Eddie Shemanki is a paranoid seventeen year old boy who had built a secret room in his closet to hide from kidnappers who have already taken his baby brother Benjamin from his crib. Fearing their return and tiring of the incessant wailing of his mother,Eddie runs away from home and begins a journey that will lead him into to a quest to find Benjamin. Hiding in a cave and working in a restaurant, Eddie's solitude leads him into encounters with a variety of eccentric characters, from a friend who is allergic to dust to a Vietnam vet to an old woman who worships her dead husband like a God.

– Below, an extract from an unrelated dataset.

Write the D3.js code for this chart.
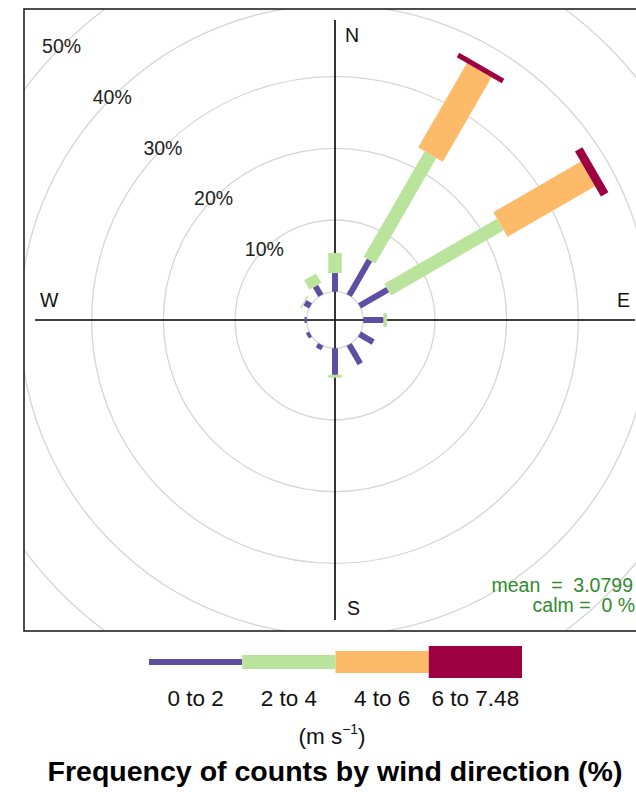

Then Eddie meets "The Men of Fire," Good Samaritans who will help him in his quest to bring Benjamin home. Behind everything are the Philadelphia Phillies and their perpetual losing seasons, along with Eddie's past, filled with his days of Catholic school and the memorizing of saints and Eddie's unfilled desire to own a giant monitor lizard,all of which propel the novel to Eddie's inevitable destiny.